Yanni is the administrator of the Fire Victim Trust, a large fund established out of PG&E’s bankruptcy to compensate victims of wildfires that were caused by the utility’s equipment. Many victims have been frustrated by slow pace of claims payouts.

While the Fire Victim Trust is more the domain of his friend Will Abrams, a Tubbs Fire survivor and utility reform advocate, Lane has also hurled himself into lobbying for various pieces of legislation easing the pain of fire survivors — most notably and recently, Assembly Bill 1249, signed by Gov. Gavin Newsom on Sept. 29, which states that settlement claims resulting from infernos including the 2017 North Bay Fires don’t count as taxable income.

Lane’s latest labor of love is creating a groundswell of support for H.R. 7305, introduced in Congress last March by Mike Thompson, D-St. Helena. That bill would also prevent settlement claims from being taxed — but at a federal level.

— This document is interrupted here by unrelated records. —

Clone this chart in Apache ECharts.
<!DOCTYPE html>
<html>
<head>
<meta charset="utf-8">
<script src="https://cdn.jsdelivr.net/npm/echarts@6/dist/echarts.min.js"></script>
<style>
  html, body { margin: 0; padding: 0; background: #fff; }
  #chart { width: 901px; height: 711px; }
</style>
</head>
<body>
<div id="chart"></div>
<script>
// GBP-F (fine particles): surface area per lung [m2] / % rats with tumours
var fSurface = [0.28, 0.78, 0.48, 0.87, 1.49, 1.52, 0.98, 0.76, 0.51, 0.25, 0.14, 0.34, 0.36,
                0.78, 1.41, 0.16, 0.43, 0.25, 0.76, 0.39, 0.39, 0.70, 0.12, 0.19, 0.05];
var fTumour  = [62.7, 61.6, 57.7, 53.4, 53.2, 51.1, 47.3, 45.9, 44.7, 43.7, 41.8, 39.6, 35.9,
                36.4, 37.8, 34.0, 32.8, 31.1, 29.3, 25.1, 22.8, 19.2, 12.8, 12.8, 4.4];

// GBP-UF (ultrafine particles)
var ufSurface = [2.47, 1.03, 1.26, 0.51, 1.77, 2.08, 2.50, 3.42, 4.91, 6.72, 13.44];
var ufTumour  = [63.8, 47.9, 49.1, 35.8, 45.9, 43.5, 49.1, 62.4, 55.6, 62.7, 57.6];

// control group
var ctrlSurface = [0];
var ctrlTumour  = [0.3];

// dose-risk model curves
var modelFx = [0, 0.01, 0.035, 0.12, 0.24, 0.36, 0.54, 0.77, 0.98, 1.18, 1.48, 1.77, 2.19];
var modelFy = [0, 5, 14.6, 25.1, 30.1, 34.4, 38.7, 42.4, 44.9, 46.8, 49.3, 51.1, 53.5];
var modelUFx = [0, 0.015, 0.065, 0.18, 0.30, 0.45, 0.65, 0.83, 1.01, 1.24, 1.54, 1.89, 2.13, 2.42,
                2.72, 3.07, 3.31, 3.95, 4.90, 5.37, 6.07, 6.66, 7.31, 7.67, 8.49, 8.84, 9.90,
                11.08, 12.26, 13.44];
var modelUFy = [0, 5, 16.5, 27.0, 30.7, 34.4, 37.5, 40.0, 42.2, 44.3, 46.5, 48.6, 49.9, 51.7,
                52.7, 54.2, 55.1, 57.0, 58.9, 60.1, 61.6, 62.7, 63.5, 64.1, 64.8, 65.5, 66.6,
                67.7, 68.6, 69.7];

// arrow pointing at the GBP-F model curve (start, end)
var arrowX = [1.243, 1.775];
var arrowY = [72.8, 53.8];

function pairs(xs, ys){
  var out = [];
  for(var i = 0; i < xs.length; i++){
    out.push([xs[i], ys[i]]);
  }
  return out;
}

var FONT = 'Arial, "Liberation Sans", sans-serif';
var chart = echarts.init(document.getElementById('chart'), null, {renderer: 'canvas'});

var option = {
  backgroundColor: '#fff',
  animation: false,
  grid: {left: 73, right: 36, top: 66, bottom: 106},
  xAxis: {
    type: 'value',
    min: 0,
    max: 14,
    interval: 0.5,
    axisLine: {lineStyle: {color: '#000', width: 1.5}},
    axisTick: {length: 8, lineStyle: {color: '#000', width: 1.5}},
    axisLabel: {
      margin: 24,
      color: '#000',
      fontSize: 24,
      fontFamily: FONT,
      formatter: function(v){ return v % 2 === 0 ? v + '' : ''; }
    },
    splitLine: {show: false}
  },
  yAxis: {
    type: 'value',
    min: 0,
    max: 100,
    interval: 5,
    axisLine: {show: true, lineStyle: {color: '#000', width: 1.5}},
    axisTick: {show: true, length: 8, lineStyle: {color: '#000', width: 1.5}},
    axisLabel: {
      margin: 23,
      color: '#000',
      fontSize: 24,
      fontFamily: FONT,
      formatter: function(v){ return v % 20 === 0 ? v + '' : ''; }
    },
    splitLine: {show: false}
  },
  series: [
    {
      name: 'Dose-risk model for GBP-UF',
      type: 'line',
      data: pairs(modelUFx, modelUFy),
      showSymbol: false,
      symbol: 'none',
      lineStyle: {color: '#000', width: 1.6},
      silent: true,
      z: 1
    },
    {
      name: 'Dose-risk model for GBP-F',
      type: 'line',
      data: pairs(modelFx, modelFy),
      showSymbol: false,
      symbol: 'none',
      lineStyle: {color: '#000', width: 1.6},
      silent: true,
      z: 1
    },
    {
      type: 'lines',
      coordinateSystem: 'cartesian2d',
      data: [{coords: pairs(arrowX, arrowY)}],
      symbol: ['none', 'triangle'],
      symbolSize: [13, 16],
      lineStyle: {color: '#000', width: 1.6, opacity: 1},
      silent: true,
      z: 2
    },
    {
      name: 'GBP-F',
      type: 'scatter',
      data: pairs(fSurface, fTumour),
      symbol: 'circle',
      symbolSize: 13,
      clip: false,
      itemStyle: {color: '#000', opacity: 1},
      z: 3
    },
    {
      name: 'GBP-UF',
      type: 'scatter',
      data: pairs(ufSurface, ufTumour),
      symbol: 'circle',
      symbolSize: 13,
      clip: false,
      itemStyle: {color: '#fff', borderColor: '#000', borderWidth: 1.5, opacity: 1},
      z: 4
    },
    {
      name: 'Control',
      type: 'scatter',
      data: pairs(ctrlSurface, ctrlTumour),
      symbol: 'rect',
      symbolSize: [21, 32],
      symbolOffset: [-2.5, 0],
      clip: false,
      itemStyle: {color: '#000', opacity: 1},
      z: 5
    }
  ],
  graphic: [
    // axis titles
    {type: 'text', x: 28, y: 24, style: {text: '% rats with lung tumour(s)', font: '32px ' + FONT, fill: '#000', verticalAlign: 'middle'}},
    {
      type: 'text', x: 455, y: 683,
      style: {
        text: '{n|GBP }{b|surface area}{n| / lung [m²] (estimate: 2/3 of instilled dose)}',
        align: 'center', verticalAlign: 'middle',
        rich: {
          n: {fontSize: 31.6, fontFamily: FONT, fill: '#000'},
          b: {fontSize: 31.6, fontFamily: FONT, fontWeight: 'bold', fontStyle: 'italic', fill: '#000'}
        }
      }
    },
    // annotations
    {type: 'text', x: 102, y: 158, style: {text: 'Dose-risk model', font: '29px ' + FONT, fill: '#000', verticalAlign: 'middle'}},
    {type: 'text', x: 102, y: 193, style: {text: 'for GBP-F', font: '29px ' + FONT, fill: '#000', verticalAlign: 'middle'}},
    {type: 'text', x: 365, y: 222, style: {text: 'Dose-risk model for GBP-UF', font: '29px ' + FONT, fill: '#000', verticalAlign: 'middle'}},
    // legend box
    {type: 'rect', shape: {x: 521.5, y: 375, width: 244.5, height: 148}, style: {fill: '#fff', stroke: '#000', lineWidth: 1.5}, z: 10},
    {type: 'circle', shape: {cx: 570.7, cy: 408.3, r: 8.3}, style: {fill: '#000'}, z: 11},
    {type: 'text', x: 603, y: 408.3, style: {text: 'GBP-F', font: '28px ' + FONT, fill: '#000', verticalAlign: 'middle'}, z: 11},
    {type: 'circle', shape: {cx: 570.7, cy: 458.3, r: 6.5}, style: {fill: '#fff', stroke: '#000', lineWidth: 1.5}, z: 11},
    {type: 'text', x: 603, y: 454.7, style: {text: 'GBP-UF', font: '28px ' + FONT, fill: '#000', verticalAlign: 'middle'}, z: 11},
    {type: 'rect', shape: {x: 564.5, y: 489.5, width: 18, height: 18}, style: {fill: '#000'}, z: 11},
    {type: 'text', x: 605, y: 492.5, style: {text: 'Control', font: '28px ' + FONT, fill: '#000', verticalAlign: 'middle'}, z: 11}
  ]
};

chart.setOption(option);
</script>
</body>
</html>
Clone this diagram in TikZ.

Where does his passion for activism come from?

This keenness to right wrongs, correct injustice —“It goes back to what inspired me as a kid, whether it was Robin Hood, D’Artagnan or Don Quixote. Just point me at a windmill, and I will tilt at it,” said Lane — who found a new purpose, incidentally, for all those pink flamingos.

Once contractors started rebuilding his house, the birds were no longer safe in his yard, he reasoned. What to do them, then?

Right around this time, a string of Coffey Park residents rose in the morning to discover that their front yards had been taken over by pink flamingos.

“We knew exactly who did it,” said Barbour, inclining her head toward Lane, who explained, “It’s called ‘flocking your neighbor.’”

About this series

October marks the fifth year since the North Bay firestorm that devastated the parts of Sonoma, Napa, Mendocino and Lake counties, destroying about 6,200 homes and claiming 40 lives. During the month of October, a team of Press Democrat reporters, photographers and editors will revisit those harrowing days and weeks with an eye toward how the disaster impacted our region and how we come to grips with the inevitability of a future bout with catastrophic wildfire.

Week 1: How living with the reality of fire has changed us and the land we live on.

Week 2: Despite a $13.5 billion fund set aside by the courts for fire victims, many have yet to see what they’re owed.

Week 3: Fire took a physical and emotional toll on everyone, especially children.

Week 4: Tales of tragedy, tales of heroism. Where are they now?

Week 5: What we’ve learned, and how we’ll move forward.

For additional coverage, including reporting honored with the Pulitzer Prize for breaking news in 2018, go to www.pressdemocrat.com/fiveyearsafterfirestorms

You are the cavalry

Twenty feet away on the winery’s patio stood Van Halsema, an ex-president of Coffey Strong who is now director of community and digital programs for the nonprofit After The Fire. Whether she is starting a church in Santa Rosa or running a national grant helping public libraries develop community-centered maker programs, she is a reflexive and highly effective helper.

Van Halsema was instrumental in assembling the 126 organizations that attended After The Fire’s 3-day Wildfire Leadership Summit at the Hanna Institute in late September.

Citing a theme that ran through the event, Van Halsema said that, in the aftermath of a disaster, “it’s not like you wait for the cavalry to come. Like, ‘Oh, FEMA’s going to come and save us.’ What really matters is people having that agency, that initiative.”

As After The Fire CEO Jennifer Gray Thompson put it, “You are the cavalry.”

In fire-ravaged communities that were recovering “in a healthy way,” added Van Halsema, “the local folks were organized, and the public sector was willing to sit down with survivors, roll up their sleeves and cooperate.”

She might as well have been describing Coffey Strong, whose founder was handed a microphone and asked to say a few words to the guests at Paradise Ridge Winery.

Upcoming coverage

Coming Sunday: Rescue in Fountaingrove: Tubbs Fire heroes recount dramatic evacuation at Santa Rosa elder care home

Coming Monday: We were, and are, #Sonomastrong five years on from the North Bay firestorms

‘Fire family’

“We don’t need an event or a day to remember what happened to us,” Okrepkie told the gathering, as the sun dipped below the hills in the west. “This is an ongoing process for all of us.”

While he is still traumatized by the Tubbs Fire, he allowed, “I don’t like calling it PTSD. If you went through what we went through and DON’T have post-traumatic stress, then you probably have a disorder.”

After founding Coffey Strong and serving as its first president, Okrepkie announced a year ago that he would run for the City Council seat being vacated by his neighbor, Tom Schwedhelm.

But he stayed far from politics on this night, addressing the gathering as if speaking to fellow members of a support group. Which, in a way, he was.

Describing those present as his “fire family,” he noted that in this rebuilt version of Coffey Park there are “far more front porches, far more big, picture windows looking out on the street, so you can see your neighbors, see your friends.”

Some could see, on a Sunday morning about two years ago, a jolly posse walking north on Crimson Lane, led by Barbour, including Steve and Michele Rahmn, Jim and LuAnn Scally and their son Cameron, all of them bearing pink flamingos, which they proceeded to plant in the yard of Richard Lane.